As early as Tuesday, the companies could seek emergency authorization for a two-dose vaccination regimen for children under five and as young as six months, The New York Times and other news outlets said.

The move comes as the Omicron variant wave is waning in the United States but parents are still grappling with school closures and concerns for their unvaccinated children.

New pediatric Covid hospitalizations hit a record high in the United States in December as the Omicron strain spread rapidly.

Last month, the Food and Drug Administration approved Pfizer’s Covid-19 booster shot for children as young as 12.

But vaccination rates among this age group are relatively low — less than 22 percent, according to the Centers for Disease Control and Prevention.

As they seek the green light for children under five to receive two doses of the vaccine, Pfizer and BioNTech will also continue studies on a three-shot regimen, the Times said.

The FDA hopes to approve shots for young kids as early as late February. Data on a three-dose regimen would not be submitted until late March, the daily added.
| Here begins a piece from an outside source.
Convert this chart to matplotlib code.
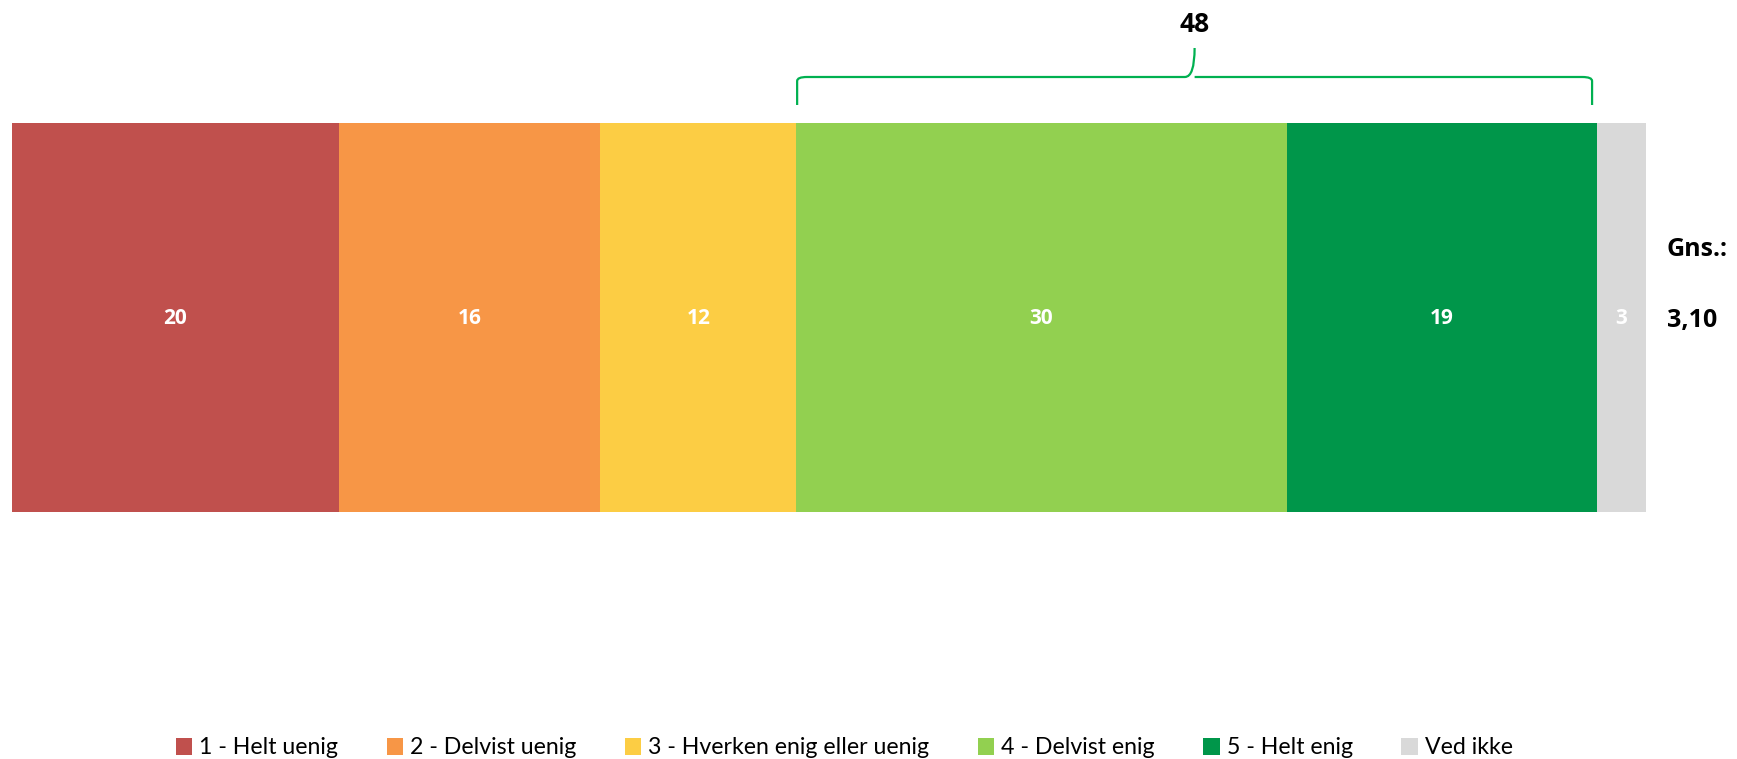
import matplotlib.pyplot as plt
from matplotlib.path import Path
from matplotlib.patches import PathPatch, Patch
import numpy as np

plt.rcParams['font.family'] = ['Lato', 'DejaVu Sans']

categories = ['1 - Helt uenig', '2 - Delvist uenig', '3 - Hverken enig eller uenig',
              '4 - Delvist enig', '5 - Helt enig', 'Ved ikke']
values = [20, 16, 12, 30, 19, 3]
colors = ['#C0504D', '#F79646', '#FCCD44', '#92D050', '#00964A', '#D9D9D9']
agree_total = 48
mean_label = '3,10'

bold = dict(family=['Open Sans', 'DejaVu Sans'], fontweight='bold')

fig = plt.figure(figsize=(17.37, 7.59), dpi=100)
ax = fig.add_axes([0, 0, 1, 1])
# x in percent units, y in pixels from top
px_per = 16.34
ax.set_xlim(-12 / px_per, (1737 - 12) / px_per)
ax.set_ylim(759, 0)
ax.axis('off')

left = 0
for v, c in zip(values, colors):
    ax.barh(317.5, v, left=left, height=389, color=c, edgecolor='none')
    ax.text(left + v / 2, 318, str(v), ha='center', va='center',
            color='white', fontsize=15, **bold)
    left += v

# brace over the agree segments (4 and 5)
x0 = sum(values[:3]) + 0.05
x1 = sum(values[:5]) - 0.3
xm = (x0 + x1) / 2
yb, yh, yt = 105, 77, 48
r = 0.6
verts = [(x0, yb), (x0, yh + 4), (x0, yh), (x0 + r, yh),
         (xm - r, yh), (xm, yh), (xm, yt),
         (xm, yh), (xm + r, yh),
         (x1 - r, yh), (x1, yh), (x1, yh + 4), (x1, yb)]
codes = [Path.MOVETO, Path.LINETO, Path.CURVE3, Path.CURVE3,
         Path.LINETO, Path.CURVE3, Path.CURVE3,
         Path.MOVETO, Path.CURVE3,
         Path.LINETO, Path.CURVE3, Path.CURVE3, Path.LINETO]
ax.add_patch(PathPatch(Path(verts, codes), fill=False, edgecolor='#00B050', lw=1.6))
ax.text(xm, 24, str(agree_total), ha='center', va='center',
        fontsize=19, color='black', **bold)

# mean
ax.text((1667 - 12) / px_per, 250, 'Gns.:', ha='left', va='center',
        fontsize=18, **bold)
ax.text((1667 - 12) / px_per, 320, mean_label, ha='left', va='center',
        fontsize=18, **bold)

handles = [Patch(facecolor=c, edgecolor='none', label=l) for c, l in zip(colors, categories)]
fig.legend(handles=handles, loc='center', bbox_to_anchor=(0.486, 1 - 748 / 759), ncol=6,
           frameon=False, fontsize=16.7, handlelength=0.7, handleheight=0.7,
           handletextpad=0.3, columnspacing=2.1)

fig.savefig('out.png', dpi=100)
The companies concluded last fall that low doses of the vaccine provided protection in children up to two years old but not in kids aged two to five, announcing in December they would add a third dose to their trials.

“We know that two doses isn’t enough, and we get that,” a source told The Washington Post.

“The idea is, let’s go ahead and start the review of two doses. If the data holds up in the submission, you could start kids on their primary baseline months earlier than if you don’t do anything until the third-dose data comes in.”